Book Bans and False Altruism
Everyone has a moment when a world event occurs, great or horrific, when they remember exactly where they were at the time. Some such moments for me… The Kennedy assassination and my 7th grade science class; the space shuttle explosion and a high school library; the ball going through Bill Buckner’s leg for a Mets World Series win and my darkened home living room illuminated by the television; and again in our living room, this time brighter, as Barack Obama was declared the winner of the 2008 presidential race. Such moments can be triggered by other events over time bringing you back to those instances.
I find the surge in efforts to ban books in school curriculums and libraries along with the incursion on individual rights under the guise of parental control bring me back to a moment when one of the best basketball players in the world announced he had HIV/AIDS. At the time I was the K-12 Director for Health Education along with athletics and physical education for a New Hampshire school district made up of nine rural communities. I was in my car traveling between schools while listening to a live press conference regarding Magic Johnson’s sudden retirement from the NBA. My mind immediately jumped to thinking about the consequences on local health education issues as well as state policies and guidelines regarding sexual health education. We had built good relationships and trust with parent and religious constituencies with our health curriculum, but this news inserted a hyper level of concern and oversight for what was being taught in health classes over the subsequent months and years.

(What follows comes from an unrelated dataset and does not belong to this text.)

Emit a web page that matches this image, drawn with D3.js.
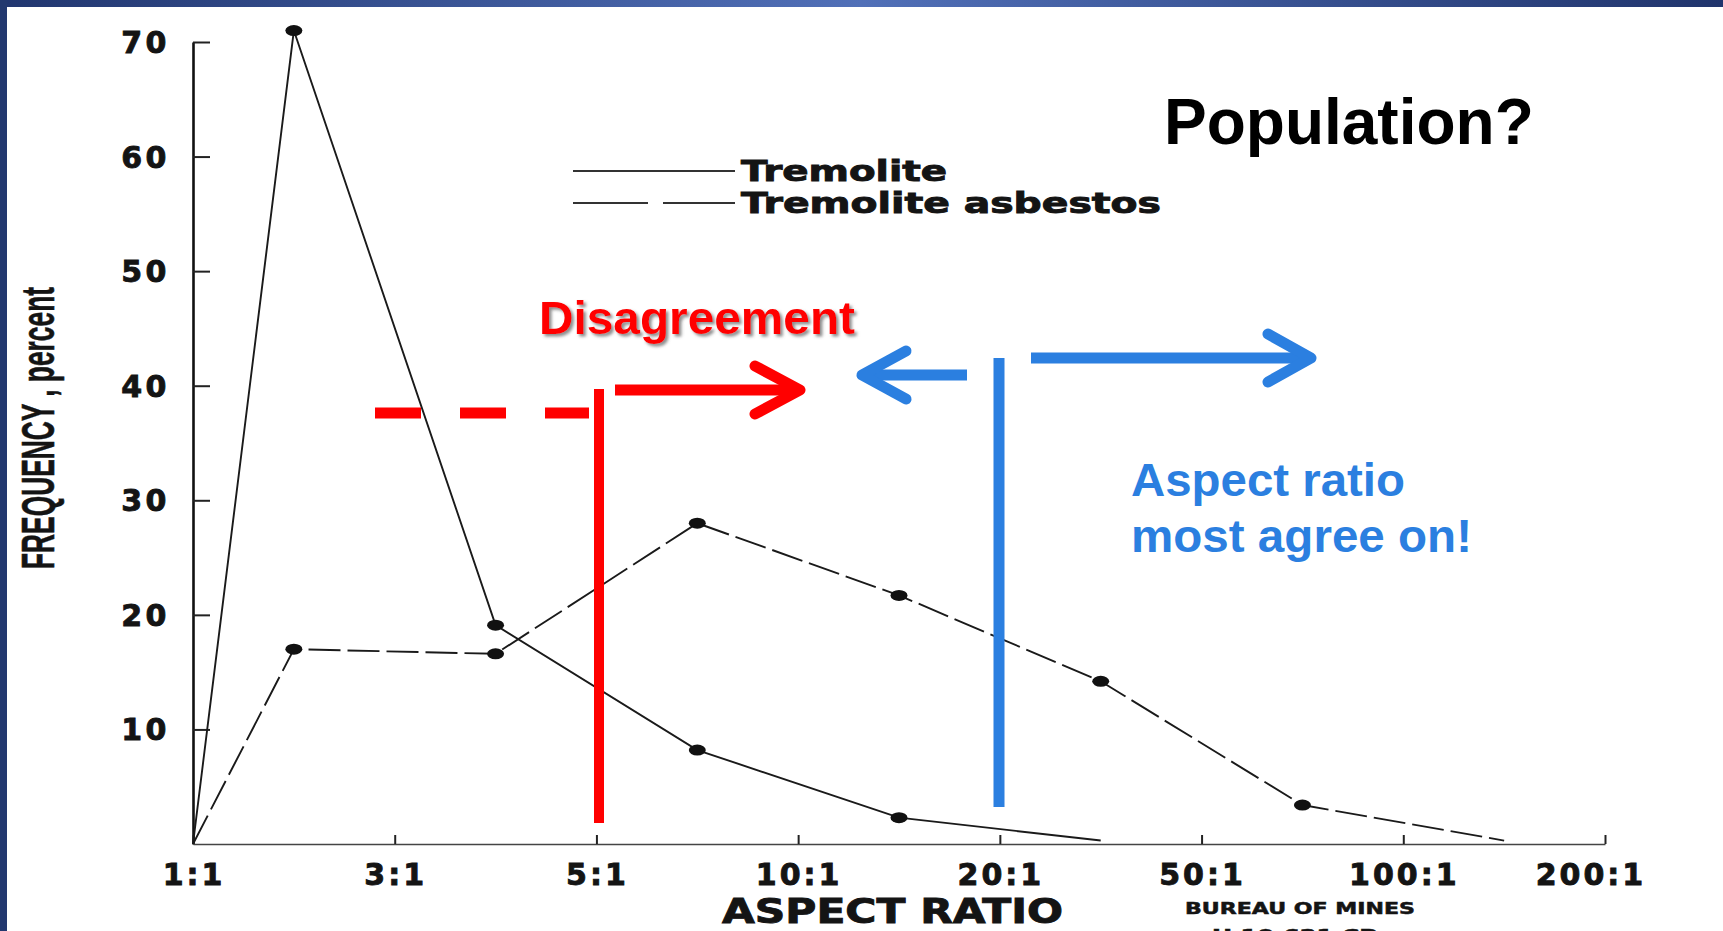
<!DOCTYPE html>
<html>
<head>
<meta charset="utf-8">
<script src="https://cdn.jsdelivr.net/npm/d3@7"></script>
<style>
  html, body { margin: 0; padding: 0; background: #fff; overflow: hidden; }
  svg { display: block; }
  .scan { font-family: "DejaVu Sans", sans-serif; font-weight: bold; fill: #141414; stroke: #141414; stroke-width: 0.9px; }
  .note { font-family: "Liberation Sans", Arial, sans-serif; font-weight: bold; }
</style>
</head>
<body>
<div id="chart"></div>
<script>
const ratioLabels = ["1:1", "3:1", "5:1", "10:1", "20:1", "50:1", "100:1", "200:1"];
const yTicks = [10, 20, 30, 40, 50, 60, 70];
// frequency (%) per aspect ratio bin, each plotted midway between two labels
const bins = ["1-3", "3-5", "5-10", "10-20", "20-50", "50-100", "100-200"];
const tremolite = [71, 19.1, 8.2, 2.3, 0.3, null, null];
const tremoliteAsbestos = [17, 16.6, 28, 21.7, 14.2, 3.4, 0.3];
const originValue = 0; // both curves start from 0 at 1:1

const legendItems = ["Tremolite", "Tremolite asbestos"];

const W = 1723, H = 931;
const svg = d3.select("#chart").append("svg")
    .attr("width", W)
    .attr("height", H);

const defs = svg.append("defs");
const grad = defs.append("linearGradient").attr("id", "topbar");
grad.append("stop").attr("offset", "0%").attr("stop-color", "#21366f");
grad.append("stop").attr("offset", "50%").attr("stop-color", "#5170b8");
grad.append("stop").attr("offset", "100%").attr("stop-color", "#20346c");

const shadow = defs.append("filter").attr("id", "shadow")
    .attr("x", "-5%").attr("y", "-20%").attr("width", "115%").attr("height", "150%");
shadow.append("feDropShadow")
    .attr("dx", 2.5).attr("dy", 2.5).attr("stdDeviation", 1.5)
    .attr("flood-color", "#666").attr("flood-opacity", 0.75);

// slide frame
svg.append("rect").attr("x", 0).attr("y", 0).attr("width", W).attr("height", 7).attr("fill", "url(#topbar)");
svg.append("rect").attr("x", 0).attr("y", 0).attr("width", 7).attr("height", H).attr("fill", "#22386f");

// scales
const x = d3.scalePoint().domain(ratioLabels).range([193, 1605]);
const y = d3.scaleLinear().domain([0, 70]).range([844, 42]);
const binX = i => (x(ratioLabels[i]) + x(ratioLabels[i + 1])) / 2;

// axes
const yAxis = svg.append("g")
    .attr("transform", `translate(${x(ratioLabels[0])},0)`)
    .call(d3.axisRight(y).tickValues(yTicks).tickSize(17).tickSizeOuter(0).tickFormat(""));
yAxis.select(".domain").attr("stroke", "#111").attr("stroke-width", 2.6);
yAxis.selectAll(".tick line").attr("stroke", "#222").attr("stroke-width", 2);

const xAxis = svg.append("g")
    .attr("transform", `translate(0,${y(0)})`)
    .call(d3.axisTop(x).tickSize(9).tickSizeOuter(0).tickFormat(""));
xAxis.select(".domain").attr("stroke", "#444").attr("stroke-width", 1.6);
xAxis.selectAll(".tick line").attr("stroke", "#222").attr("stroke-width", 2);

svg.selectAll(".ylab")
    .data(yTicks)
    .enter()
    .append("text")
    .attr("class", "scan")
    .attr("x", 170)
    .attr("y", d => y(d) + 11)
    .attr("text-anchor", "end")
    .style("font-size", "30px")
    .style("letter-spacing", "3.5px")
    .text(d => d);

// the last label sits a little left of its tick in the scan
const lastLabel = ratioLabels[ratioLabels.length - 1];
svg.selectAll(".xlab")
    .data(ratioLabels)
    .enter()
    .append("text")
    .attr("class", "scan")
    .attr("x", d => x(d) + (d === lastLabel ? -14 : 1))
    .attr("y", 885)
    .attr("text-anchor", "middle")
    .style("font-size", "30px")
    .style("letter-spacing", "3px")
    .text(d => d);

svg.append("text")
    .attr("class", "scan")
    .attr("x", 722).attr("y", 923)
    .attr("textLength", 341).attr("lengthAdjust", "spacingAndGlyphs")
    .style("font-size", "34px")
    .text("ASPECT RATIO");

svg.append("text")
    .attr("class", "scan")
    .attr("x", 1185).attr("y", 914)
    .attr("textLength", 230).attr("lengthAdjust", "spacingAndGlyphs")
    .style("font-size", "15px")
    .style("stroke-width", "0.5px")
    .text("BUREAU  OF  MINES");

// second imprint line, cut by the bottom edge as in the scan
svg.append("text")
    .attr("class", "scan")
    .attr("x", 1212).attr("y", 941)
    .attr("textLength", 165).attr("lengthAdjust", "spacingAndGlyphs")
    .style("font-size", "15px")
    .style("stroke-width", "0.5px")
    .text("H  10,621  CP");

svg.append("text")
    .attr("class", "note")
    .attr("transform", "translate(54,428) rotate(-90)")
    .attr("text-anchor", "middle")
    .attr("textLength", 282).attr("lengthAdjust", "spacingAndGlyphs")
    .style("font-size", "46px")
    .style("fill", "#141414")
    .style("stroke", "#141414")
    .style("stroke-width", "0.6px")
    .text("FREQUENCY , percent");

// series
function toPoints(values) {
    const pts = [{ px: x(ratioLabels[0]), v: originValue }];
    values.forEach((v, i) => { if (v !== null) pts.push({ px: binX(i), v: v }); });
    return pts;
}

const series = [
    { name: legendItems[0], pts: toPoints(tremolite), dash: null },
    { name: legendItems[1], pts: toPoints(tremoliteAsbestos), dash: "32,7" }
];

const line = d3.line().x(d => d.px).y(d => y(d.v));

svg.selectAll(".series")
    .data(series)
    .enter()
    .append("path")
    .attr("d", d => line(d.pts))
    .attr("fill", "none")
    .attr("stroke", "#1a1a1a")
    .attr("stroke-width", 1.9)
    .attr("stroke-dasharray", d => d.dash);

series.forEach(s => {
    svg.selectAll(null)
        .data(s.pts.filter(p => p.v > 1))
        .enter()
        .append("ellipse")
        .attr("cx", d => d.px)
        .attr("cy", d => y(d.v))
        .attr("rx", 8.5)
        .attr("ry", 5.5)
        .attr("fill", "#111");
});

// legend
const legend = svg.append("g").attr("transform", "translate(573,171)");
legendItems.forEach((name, i) => {
    const row = legend.append("g").attr("transform", `translate(0,${i * 32})`);
    row.append("line")
        .attr("x1", 0).attr("x2", 162)
        .attr("stroke", "#333").attr("stroke-width", 1.8)
        .attr("stroke-dasharray", series[i].dash ? "75,15" : null);
    row.append("text")
        .attr("class", "scan")
        .attr("x", 168).attr("y", 10)
        .attr("textLength", i === 0 ? 206 : 420).attr("lengthAdjust", "spacingAndGlyphs")
        .style("font-size", "28px")
        .text(name);
});

// annotations
const red = "#ff0000", blue = "#2b7fe0";

function arrow(color, x1, x2, yy, head) {
    svg.append("line")
        .attr("x1", x1).attr("x2", x2).attr("y1", yy).attr("y2", yy)
        .attr("stroke", color).attr("stroke-width", 11);
    const dir = x2 > x1 ? -1 : 1;
    svg.append("path")
        .attr("d", `M${x2 + dir * head},${yy - 24}L${x2},${yy}L${x2 + dir * head},${yy + 24}`)
        .attr("fill", "none")
        .attr("stroke", color).attr("stroke-width", 11)
        .attr("stroke-linecap", "round").attr("stroke-linejoin", "round");
}

svg.append("line")
    .attr("x1", 375).attr("x2", 589).attr("y1", 413).attr("y2", 413)
    .attr("stroke", red).attr("stroke-width", 11).attr("stroke-dasharray", "46,39");
svg.append("line")
    .attr("x1", 599).attr("x2", 599).attr("y1", 389).attr("y2", 823)
    .attr("stroke", red).attr("stroke-width", 10);
arrow(red, 615, 800, 390, 45);

arrow(blue, 967, 862, 375, 44);
svg.append("line")
    .attr("x1", 999).attr("x2", 999).attr("y1", 358).attr("y2", 807)
    .attr("stroke", blue).attr("stroke-width", 11);
arrow(blue, 1031, 1311, 358, 43);

svg.append("text")
    .attr("class", "note")
    .attr("x", 539).attr("y", 334)
    .attr("textLength", 316).attr("lengthAdjust", "spacingAndGlyphs")
    .attr("filter", "url(#shadow)")
    .style("font-size", "46px")
    .style("fill", red)
    .text("Disagreement");

svg.append("text")
    .attr("class", "note")
    .attr("x", 1164).attr("y", 144)
    .style("font-size", "64px")
    .style("fill", "#000")
    .text("Population?");

svg.append("text")
    .attr("class", "note")
    .attr("x", 1131).attr("y", 496)
    .attr("textLength", 274).attr("lengthAdjust", "spacingAndGlyphs")
    .style("font-size", "47px")
    .style("fill", blue)
    .text("Aspect ratio");

svg.append("text")
    .attr("class", "note")
    .attr("x", 1131).attr("y", 552)
    .attr("textLength", 341).attr("lengthAdjust", "spacingAndGlyphs")
    .style("font-size", "47px")
    .style("fill", blue)
    .text("most agree on!");
</script>
</body>
</html>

It seems a through-line exists from the HIV/AIDS era’s hysteria to today’s conservative adult and political agendas for suppressing curriculum and limiting essential knowledge in health, science, and history. Certainly, the arc to ban books for adolescents spans the decades and include authors such as Judy Blume, Jason Reynolds, Margaret Atwood, and Toni Morrison to name a few. Supercharging the book banning efforts are politically motivated endeavors to limit or ban speech connected with sexual and emotional health and emerging LGBTQ issues as evidenced through changes in instructional and curriculum policies from the AIDS era to Florida’s most recent ‘Don’t Say Gay’ bill. Florida isn’t alone in these efforts to silence voices or rewrite history. According to a recent NBC News report, 26 states have banned or opened an investigation of over 1,100 books over the last 18 months.